> _Records_
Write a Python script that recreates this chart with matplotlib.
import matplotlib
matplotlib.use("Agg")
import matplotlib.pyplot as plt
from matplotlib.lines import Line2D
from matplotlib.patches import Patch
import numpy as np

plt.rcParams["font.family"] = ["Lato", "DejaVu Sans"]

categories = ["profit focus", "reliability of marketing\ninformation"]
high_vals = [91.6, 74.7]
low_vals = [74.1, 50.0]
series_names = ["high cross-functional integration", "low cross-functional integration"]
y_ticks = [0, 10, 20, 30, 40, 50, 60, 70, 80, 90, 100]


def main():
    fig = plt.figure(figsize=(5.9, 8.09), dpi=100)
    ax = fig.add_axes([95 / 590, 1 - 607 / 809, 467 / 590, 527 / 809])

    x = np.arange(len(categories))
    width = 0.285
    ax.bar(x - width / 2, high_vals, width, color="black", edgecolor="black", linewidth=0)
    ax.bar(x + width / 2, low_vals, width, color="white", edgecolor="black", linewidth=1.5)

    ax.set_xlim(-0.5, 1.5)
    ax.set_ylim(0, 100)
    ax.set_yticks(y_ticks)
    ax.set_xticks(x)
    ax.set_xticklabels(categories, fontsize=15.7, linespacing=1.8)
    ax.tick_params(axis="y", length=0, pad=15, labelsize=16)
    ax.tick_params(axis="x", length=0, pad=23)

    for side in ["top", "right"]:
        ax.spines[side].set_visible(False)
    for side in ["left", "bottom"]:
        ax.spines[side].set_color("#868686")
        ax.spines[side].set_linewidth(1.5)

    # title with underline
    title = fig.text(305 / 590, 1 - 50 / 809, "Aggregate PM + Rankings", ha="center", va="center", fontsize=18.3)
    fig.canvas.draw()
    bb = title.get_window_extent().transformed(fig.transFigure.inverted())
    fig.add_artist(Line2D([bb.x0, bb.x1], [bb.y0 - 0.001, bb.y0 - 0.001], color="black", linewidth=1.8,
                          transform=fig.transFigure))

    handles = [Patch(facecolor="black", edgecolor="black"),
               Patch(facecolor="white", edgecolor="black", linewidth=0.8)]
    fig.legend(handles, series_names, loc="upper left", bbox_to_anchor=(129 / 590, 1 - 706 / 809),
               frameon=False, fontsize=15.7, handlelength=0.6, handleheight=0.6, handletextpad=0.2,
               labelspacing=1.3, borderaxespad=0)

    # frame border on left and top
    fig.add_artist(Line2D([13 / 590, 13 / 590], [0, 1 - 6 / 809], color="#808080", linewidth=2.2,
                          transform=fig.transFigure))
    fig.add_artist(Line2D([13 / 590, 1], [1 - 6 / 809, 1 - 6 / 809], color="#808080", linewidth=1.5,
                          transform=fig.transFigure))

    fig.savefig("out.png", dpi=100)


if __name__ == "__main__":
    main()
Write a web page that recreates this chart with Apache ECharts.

> _What to work on_
Repeat only the lines above, from the first line of the entries through the line that contains "labelspacing=1.3, borderaxespad=0)", including both ends.

> _Answer to this problem_
Write a Python script that recreates this chart with matplotlib.
import matplotlib
matplotlib.use("Agg")
import matplotlib.pyplot as plt
from matplotlib.lines import Line2D
from matplotlib.patches import Patch
import numpy as np

plt.rcParams["font.family"] = ["Lato", "DejaVu Sans"]

categories = ["profit focus", "reliability of marketing\ninformation"]
high_vals = [91.6, 74.7]
low_vals = [74.1, 50.0]
series_names = ["high cross-functional integration", "low cross-functional integration"]
y_ticks = [0, 10, 20, 30, 40, 50, 60, 70, 80, 90, 100]


def main():
    fig = plt.figure(figsize=(5.9, 8.09), dpi=100)
    ax = fig.add_axes([95 / 590, 1 - 607 / 809, 467 / 590, 527 / 809])

    x = np.arange(len(categories))
    width = 0.285
    ax.bar(x - width / 2, high_vals, width, color="black", edgecolor="black", linewidth=0)
    ax.bar(x + width / 2, low_vals, width, color="white", edgecolor="black", linewidth=1.5)

    ax.set_xlim(-0.5, 1.5)
    ax.set_ylim(0, 100)
    ax.set_yticks(y_ticks)
    ax.set_xticks(x)
    ax.set_xticklabels(categories, fontsize=15.7, linespacing=1.8)
    ax.tick_params(axis="y", length=0, pad=15, labelsize=16)
    ax.tick_params(axis="x", length=0, pad=23)

    for side in ["top", "right"]:
        ax.spines[side].set_visible(False)
    for side in ["left", "bottom"]:
        ax.spines[side].set_color("#868686")
        ax.spines[side].set_linewidth(1.5)

    # title with underline
    title = fig.text(305 / 590, 1 - 50 / 809, "Aggregate PM + Rankings", ha="center", va="center", fontsize=18.3)
    fig.canvas.draw()
    bb = title.get_window_extent().transformed(fig.transFigure.inverted())
    fig.add_artist(Line2D([bb.x0, bb.x1], [bb.y0 - 0.001, bb.y0 - 0.001], color="black", linewidth=1.8,
                          transform=fig.transFigure))

    handles = [Patch(facecolor="black", edgecolor="black"),
               Patch(facecolor="white", edgecolor="black", linewidth=0.8)]
    fig.legend(handles, series_names, loc="upper left", bbox_to_anchor=(129 / 590, 1 - 706 / 809),
               frameon=False, fontsize=15.7, handlelength=0.6, handleheight=0.6, handletextpad=0.2,
               labelspacing=1.3, borderaxespad=0)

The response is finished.